The cockpit detail is nice, with a few decals being provided for the dials. I opted to replace some of the panels which lacked decals with Eduard colour PE panels, which definitely give the very visible cockpit a bit more colour, but at the cost of definitely looking flatter. If only it were possible to get decal dials as an aftermarket item!
The rest of the construction goes together with very little fuss. I felt there was a bit of a seam along the fuselage join. The radars are the only fiddly bit, but even there Tamiya has provided a solid mounting that the antennae just stick onto.
The Eduard cockpit PE came in a set which included some other details. I used their seatbelts as the kit provided ones were just a decal which I didn’t think would look so good. Other than a few bits that improve cockpit detail, I didn’t use much except the smaller central nose radar. This is a curious thing: the big antennae on the nose are a Liechtenstein SN-2 radar set, which was quite a powerful search radar. So powerful in fact, that the return was too bright within about 600 metres, so a smaller, lower-powered set was installed in the centre which the crew would switch to for final interception.

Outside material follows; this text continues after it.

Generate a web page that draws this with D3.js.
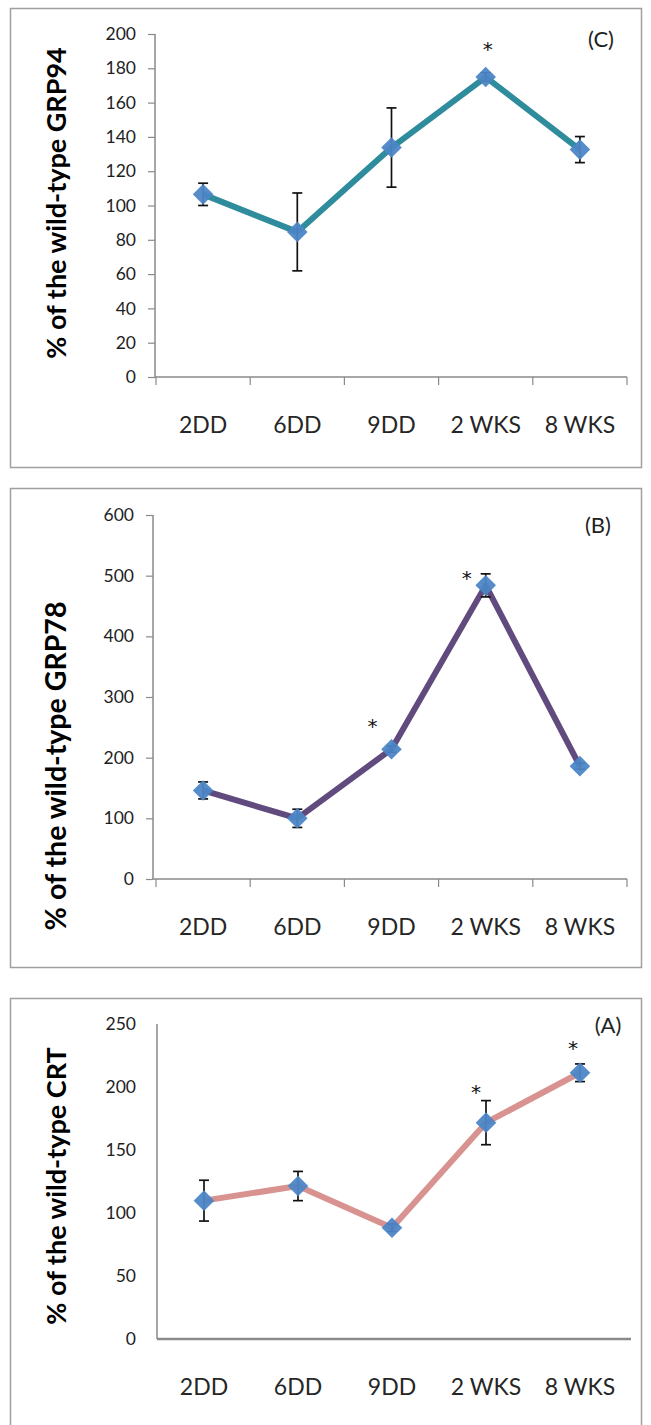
<!DOCTYPE html>
<html>
<head>
<meta charset="utf-8">
<script src="https://cdn.jsdelivr.net/npm/d3@7"></script>
<style>
  html, body { margin: 0; padding: 0; background: #fff; }
  svg { display: block; }
</style>
</head>
<body>
<svg id="chart" width="651" height="1425"></svg>
<script>
// Time points after treatment
const categories = ["2DD", "6DD", "9DD", "2 WKS", "8 WKS"];

// GRP94, % of wild type (mean and error)
const grp94Values = [106.5, 84.6, 133.8, 174.9, 132.6];
const grp94Errors = [6.5, 22.7, 23.1, 2.5, 7.6];
const grp94Stars  = [false, false, false, true, false];
const grp94Ticks  = [0, 20, 40, 60, 80, 100, 120, 140, 160, 180, 200];

// GRP78, % of wild type
const grp78Values = [146, 100, 214, 484, 186];
const grp78Errors = [14, 15, 5, 19, 5];
const grp78Stars  = [false, false, true, true, false];
const grp78Ticks  = [0, 100, 200, 300, 400, 500, 600];

// CRT, % of wild type
const crtValues = [109.8, 121.4, 88.3, 171.7, 211.3];
const crtErrors = [16.2, 11.6, 3, 17.5, 7];
const crtStars  = [false, false, false, true, true];
const crtTicks  = [0, 50, 100, 150, 200, 250];

const svg = d3.select("#chart");
const FONT = "Lato, 'Open Sans', sans-serif";

const panels = [
  {
    tag: "(C)", title: "% of the wild-type GRP94",
    values: grp94Values, errors: grp94Errors, stars: grp94Stars, ticks: grp94Ticks,
    lineColor: "#2f8c9c",
    frame: { x: 10.5, y: 8.5, w: 631, h: 459 },
    plot: { left: 156, right: 627, top: 34, bottom: 377 },
    axisX: 155, tickMarks: true,
    tagPos: [601, 47], titleX: 66, titleY: 203, titleSize: 27,
    starOffset: [[0, 0], [0, 0], [0, 0], [2, -21], [0, 0]]
  },
  {
    tag: "(B)", title: "% of the wild-type GRP78",
    values: grp78Values, errors: grp78Errors, stars: grp78Stars, ticks: grp78Ticks,
    lineColor: "#614a7e",
    frame: { x: 10.5, y: 488.5, w: 631, h: 479 },
    plot: { left: 156, right: 627, top: 515, bottom: 879 },
    axisX: 153, tickMarks: true,
    tagPos: [598, 533], titleX: 66, titleY: 766, titleSize: 28.5,
    starOffset: [[0, 0], [0, 0], [-19, -16], [-19, 0], [0, 0]]
  },
  {
    tag: "(A)", title: "% of the wild-type CRT",
    values: crtValues, errors: crtErrors, stars: crtStars, ticks: crtTicks,
    lineColor: "#d8928f",
    frame: { x: 10.5, y: 998.5, w: 631, h: 460 },
    plot: { left: 157, right: 627, top: 1024, bottom: 1339 },
    axisX: 157, tickMarks: false,
    tagPos: [608, 1033], titleX: 66, titleY: 1186, titleSize: 27,
    starOffset: [[0, 0], [0, 0], [0, 0], [-10, -24], [-7, -18]]
  }
];

const diamond = d3.symbol().type(d3.symbolDiamond2).size(270);

panels.forEach(p => {
  const g = svg.append("g");

  // outer frame
  g.append("rect")
    .attr("x", p.frame.x).attr("y", p.frame.y)
    .attr("width", p.frame.w).attr("height", p.frame.h)
    .attr("fill", "#fff").attr("stroke", "#a0a0a0").attr("stroke-width", 1.5);

  const yMax = d3.max(p.ticks);
  const x = d3.scaleBand().domain(categories).range([p.plot.left, p.plot.right]);
  const y = d3.scaleLinear().domain([0, yMax]).range([p.plot.bottom, p.plot.top]);
  const cx = d => x(d) + x.bandwidth() / 2;

  // y axis
  const yAxis = g.append("g")
    .attr("transform", `translate(${p.axisX},0)`)
    .call(d3.axisLeft(y).tickValues(p.ticks)
      .tickSize(p.tickMarks ? 7 : 0)
      .tickPadding(p.tickMarks ? 12 : 21)
      .tickFormat(d3.format("d")));
  yAxis.select(".domain").attr("stroke", "#8a8a8a").attr("stroke-width", 1.5)
    .attr("d", `M0,${y(yMax)}V${y(0)}`);
  yAxis.selectAll(".tick line").attr("stroke", "#8a8a8a").attr("stroke-width", 1.2);
  yAxis.selectAll(".tick text")
    .attr("fill", "#1e1e1e").style("font-family", FONT).style("font-size", "17.5px");

  // x axis
  const xAxis = g.append("g")
    .attr("transform", `translate(0,${p.plot.bottom})`)
    .call(d3.axisBottom(x).tickSize(0).tickPadding(40));
  xAxis.select(".domain").attr("stroke", "#8a8a8a").attr("stroke-width", p.tickMarks ? 1.5 : 2.5)
    .attr("d", `M${p.axisX},0H${p.plot.right + (p.tickMarks ? 0 : 4)}`);
  xAxis.selectAll(".tick text")
    .attr("fill", "#262626").style("font-family", FONT).style("font-size", "23px");
  if (p.tickMarks) {
    const bounds = categories.map(c => x(c)).concat([p.plot.right]);
    xAxis.selectAll(".bound").data(bounds).join("line")
      .attr("x1", d => d).attr("x2", d => d).attr("y1", 0).attr("y2", 8)
      .attr("stroke", "#8a8a8a").attr("stroke-width", 1.2);
  }

  // y axis title
  g.append("text")
    .attr("transform", `translate(${p.titleX},${p.titleY}) rotate(-90)`)
    .attr("text-anchor", "middle")
    .attr("fill", "#000")
    .style("font-family", FONT)
    .style("font-weight", "bold").style("font-size", p.titleSize + "px")
    .text(p.title);

  // panel tag
  g.append("text")
    .attr("x", p.tagPos[0]).attr("y", p.tagPos[1])
    .attr("text-anchor", "middle")
    .attr("fill", "#222")
    .style("font-family", FONT).style("font-size", "22px")
    .text(p.tag);

  const pts = categories.map((c, i) => ({ c, v: p.values[i], e: p.errors[i], star: p.stars[i], i }));

  // connecting line
  g.append("path")
    .datum(pts)
    .attr("fill", "none")
    .attr("stroke", p.lineColor)
    .attr("stroke-width", 6)
    .attr("stroke-linejoin", "round")
    .attr("d", d3.line().x(d => cx(d.c)).y(d => y(d.v)));

  // error bars
  const eb = g.selectAll(".eb").data(pts).join("g");
  eb.append("line")
    .attr("x1", d => cx(d.c)).attr("x2", d => cx(d.c))
    .attr("y1", d => y(d.v - d.e)).attr("y2", d => y(d.v + d.e))
    .attr("stroke", "#111").attr("stroke-width", 1.7);
  [1, -1].forEach(s => {
    eb.append("line")
      .attr("x1", d => cx(d.c) - 5).attr("x2", d => cx(d.c) + 5)
      .attr("y1", d => y(d.v + s * d.e)).attr("y2", d => y(d.v + s * d.e))
      .attr("stroke", "#111").attr("stroke-width", 1.7);
  });

  // markers
  g.selectAll(".mk").data(pts).join("path")
    .attr("transform", d => `translate(${cx(d.c)},${y(d.v)})`)
    .attr("d", diamond)
    .attr("fill", "#4c86c6")
    .attr("opacity", 0.95);

  // significance marks
  g.selectAll(".star").data(pts.filter(d => d.star)).join("text")
    .attr("x", d => cx(d.c) + p.starOffset[d.i][0])
    .attr("y", d => y(d.v) + p.starOffset[d.i][1])
    .attr("text-anchor", "middle")
    .attr("fill", "#111")
    .style("font-family", "'DejaVu Sans', sans-serif").style("font-size", "20px")
    .text("*");
});
</script>
</body>
</html>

I don’t feel I did a particularly good job of painting this. The first problem was that the scheme involves curving lines of blue sprayed over the grey, which I tried to replicate but struggled to get close enough together. The second was that in the absence of good reference photos, I didn’t have a good idea of how I wanted it to look, so especially on the black, the colour is bland and disappointing.
Still, it’s an interesting looking model and something I probably wouldn’t have attempted otherwise.